Please Note: This list will be added to and grow as the project moves to completion in spring 2017. At finish it will be a very long and detailed list. :)
- May - Survey complete and passed to architect
- September - Basic architectural plans completed - 4 months
- November - Engineering approval of architectural plans
- February - Permits applied for and granted by town
- April - Demolition
- May - Excavation for basement
- June - Basement footing and walls poured
- July - Framing completed
- August - Shingling of roof
- August - Basement slab poured
- August - Plywood outer walls installed
- August - Windows and doors installed
- September & October - Electrical and plumbing installed
- October & November - Insulation, AC w. ducting, mechanical room
- October - Pool
- November - Sheetrocking
- December - Painting & Dinesen Wood Walls
- December - Outdoor Deck Frame & Gabion Baskets
- December - Bathroom Floors Prepared
- January - Bathroom Tiling Done
- February - Upstairs Floors Finished, Bathrooms Installed
- March - Kitchen Installed, Outdoor Pipes for AC, Gutters
Chapters:Read the complete story of the Stacked Barn so far
Chapter 1: Honey, I Tore Down The House!
Chapter 2: Awaiting Destruction, Wasn't The Empty House Beautiful?
Chapter 3: The Inspiration for The Stacked Barn
Chapter 4: Wow! Basement to Barn In Sixty Days
Chapter 5: Shingles, Windows & Doors: OMG, It Looks Like a House!
Chapter 6: The Guts Are Complete: Air, Insulation, Sheetrock and a Hole for the Pool
Collaboration on a project like this is important and working with John, Peter and Rebecca was essential to the success of this house. While I had a strong vision for what I wanted, it was their guidance and additional perspective that made the house truly unique and strong in both its practicality and design.
Materials & Sources
All of the sources for the Stacked Barn are in line with the inspiration of it being a Scandinavian Barn like the ones I'd seen, collected in Pinterest and loved (you can see my Pin board for the house here). Wherever possible I chose materials and pieces that would NOT be American, but draw from the lines, color, shape and style of Scandinavia and Northern Europe. This style is definitely modern, but deeply infused with a love of natural materials and uncluttered space. Staying in line with this inspiration was not always easy, as we had to work around a lot of easy solutions that are very local to the trades in this country, and some of the materials and design decisions took extra time because they are totally new to the contractor. But it always worked out!
Floors, Walls & Ceilings:
This super wide plank flooring from Denmark was a big part of the inspiration for the house. I'd seen it years ago in a shop on Houston Street in NYC (below) and it stunned me. When I found the source, I made a note and kept it until this project. The wood is traditionally Scandinavian, softer than your typical wood flooring and is treated with a soap finish that turns it milky white.
Faucets & Fixtures:
I had the honor a few years back of being invited to Berlin by the Hansgrohe family to see the launch of their new faucet with Philippe Starck and their commitment to their products and to innovative design made a big impression on me. When it came to looking for the best faucet and fixture designs for this house I visited with them again and everything centered on those by Antonio Citterio. While he's done many collections for AXOR (Hansgrohe's design forward line), the two below won out. It was surprising to discover that Citterio's work would pop up in other places in this house as well - in the wood stove we found for the master bedroom as well as in some of the furnishings.
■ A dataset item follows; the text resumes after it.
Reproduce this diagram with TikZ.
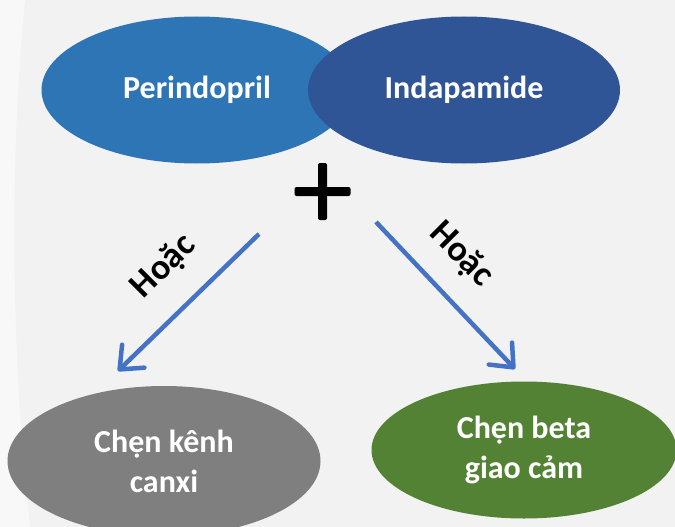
\documentclass[tikz,border=0pt]{standalone}
\usepackage{fontspec}
\setmainfont{Carlito}
\usetikzlibrary{shapes.geometric,arrows.meta}
\definecolor{bgcol}{HTML}{F2F2F2}
\definecolor{perin}{HTML}{2E75B6}
\definecolor{indap}{HTML}{2F5597}
\definecolor{greyell}{HTML}{7F7F7F}
\definecolor{greenell}{HTML}{548235}
\definecolor{arrowcol}{HTML}{4472C4}
\tikzset{
  oval/.style={ellipse, draw=none, inner sep=0pt, text=white,
    font=\fontsize{32}{40}\selectfont\bfseries, align=center},
  ormark/.style={font=\fontsize{36}{40}\selectfont\bfseries, text=black, inner sep=0pt},
  linkarrow/.style={draw=arrowcol, line width=4.5pt,
    -{Straight Barb[length=19pt,width=32pt,line cap=round,line join=round]}},
  plusbar/.style={fill=black, rounded corners=2pt}
}
\begin{document}
\begin{tikzpicture}[x=1pt,y=-1pt]
\useasboundingbox (0,0) rectangle (675,527);
\clip (0,0) rectangle (675,527);
\fill[bgcol] (0,0) rectangle (675,527);
\fill[white, opacity=0.5] (0,0) -- (25,0) .. controls (10,150) and (10,350) .. (30,527) -- (0,527) -- cycle;
% top ellipses
\node[oval, fill=perin, minimum width=311pt, minimum height=147pt] (perin) at (197,90) {Perindopril};
\node[oval, fill=indap, minimum width=312pt, minimum height=147pt] (indap) at (464,90) {Indapamide};
% plus sign
\node[plusbar, minimum width=9pt, minimum height=57pt, inner sep=0pt] (plusv) at (322.5,191.5) {};
\node[plusbar, minimum width=56pt, minimum height=9pt, inner sep=0pt] (plush) at (322.5,191.5) {};
% bottom ellipses
\node[oval, fill=greyell, minimum width=313pt, minimum height=150pt] (ccb) at (164,461) {Chẹn kênh\\canxi};
\node[oval, fill=greenell, minimum width=305pt, minimum height=137pt] (bb) at (524,450) {Chẹn beta\\giao cảm};
% arrows
\coordinate (lstart) at (259,234);
\coordinate (lend) at (118,371);
\coordinate (rstart) at (376,222);
\coordinate (rend) at (515,369);
\draw[linkarrow] (lstart) -- (lend);
\draw[linkarrow] (rstart) -- (rend);
\node[ormark, rotate=45] (orl) at (164,267) {Hoặc};
\node[ormark, rotate=-45] (orr) at (461,255) {Hoặc};
\end{tikzpicture}
\end{document}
The kitchen faucet below is brand new and is called the Axor Citterio Select and it has a distinctive and easy to grab detachable head. The bathroom faucets and all the levers and shower fixtures are from the Axor Citterio M Collection.
Doors & Windows:
Getting the doors and windows right on this project was super important because, one, these things can be very expensive and are a big part of the building cost, and, two, I wanted a super modern style that would dissappear by way of allowing light and eyesight to flow right in and out of the house. I also needed the frames to be black to match the house.
After a lot of research, we loved Arcadia for their design and price. Not the cheapest, but not the most expensive, they are beautifully made and are super insulated, which means the house feels wide open, but will stay snug as a bug even in the coldest weather. You will see that we used the following models: Arcadia Sliding 5920 and 5000 Series Doors & T200 Windows.
When I can afford it and when I want really deep or sophisticated colors I go for Farrow & Ball. They make their paint in small batches and use many more pigments than typical paint companies. Additionally, you can breathe around their paint as it's water based and low VOC making them very eco friendly. Ironically, you're going to see many shades of white and grey in this house, as it's primarily meant to be light and bright, but there will be essential dots of color to shake things up.
In keeping with the Scandinavian theme, I found these absolutely stunning cement tiles designed by Mats Theslius and they were shipped from Sweden. While the whole house is very neutral and the materials speak for the space, the cement tiles do this as well, while adding a splash of graphic color and contrast.